In Spain we had several banks failing including Diada Savings, Espigna Savings Bank Group, UNNIM Group, Banca Civica and CajaSur. Now Spain has moved already to consolidate its banking sector and has set up funds to facilitate that process. Spanish banks were particularly hard hit by the crisis as a large housing bubble left Spanish financial institutions with many bad loans on their books.

Finally, one Greek bank ATE Bank also failed the requirements.

In all the failed banks will need to raise a total of 3.5 billion Euros. Failure of the test meant that under the adverse conditions laid out after a sovereign shock, banks would see their Tier 1 capital ratios fall below 6%, a threshold that is above the regulatory minimum of 4% Tier 1 capital.

Earlier in the session the Euro floundered as details of the tests methodology became known. It led some investors and traders to question whether the tests were stringent enough. While the test scenario assumes a double-dip recession, a 20% decline in equity markets and a sharp rise in interest rates, the main drawbacks being that the tests would not treat the impact of sovereign debt losses on trading books and bank books equally.

While default was not an option in the stress tests, the tests did assume a haircut, or discount, of 23.1% on Greek bonds at the end of 2011, reports said.
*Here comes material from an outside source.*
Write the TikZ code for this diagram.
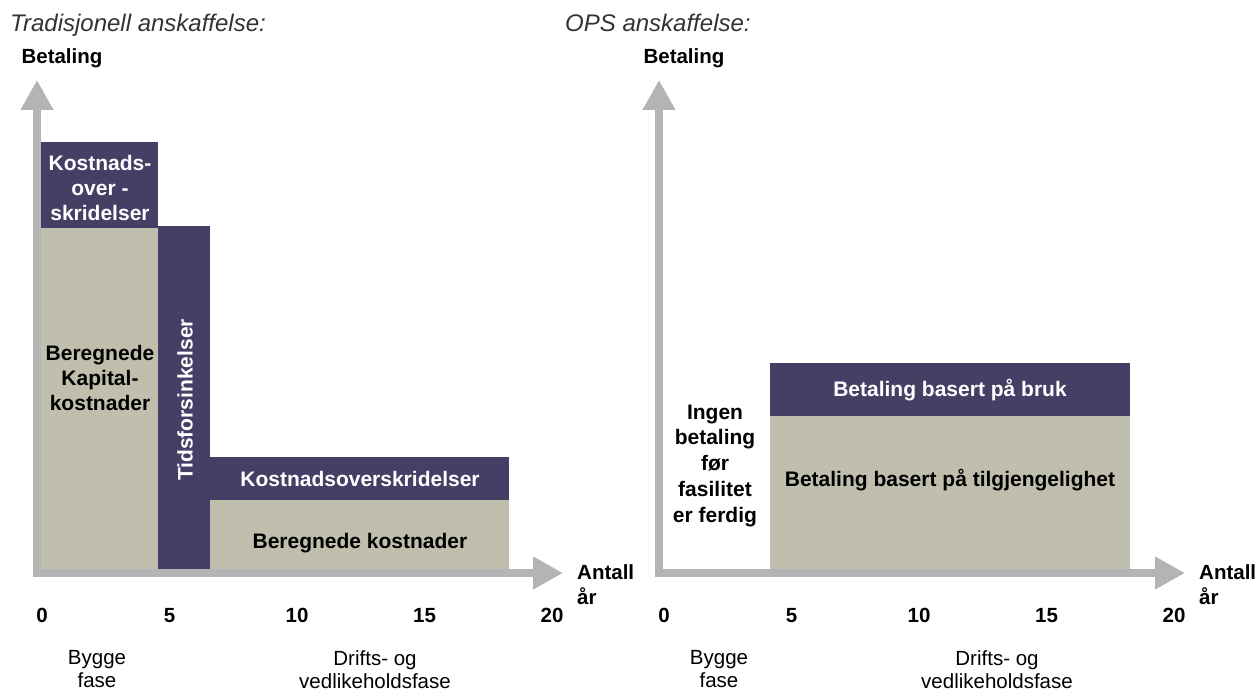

The haircut on Portuguese bonds is set at 14%; Spanish bonds, 12.3%; and German bonds, 4.7%, reports said.

Second, bank-book assets would not be marked down in the same way as trading-book assets because they are assumed to be held until maturity, whereas trading-book assets have to be marked as their prices fluctuate and losses are reflected in banks’ quarterly earnings. But, bad bond purchases could have been stuffed into the bank’s portfolio while profitable trades were left as trading-book assets.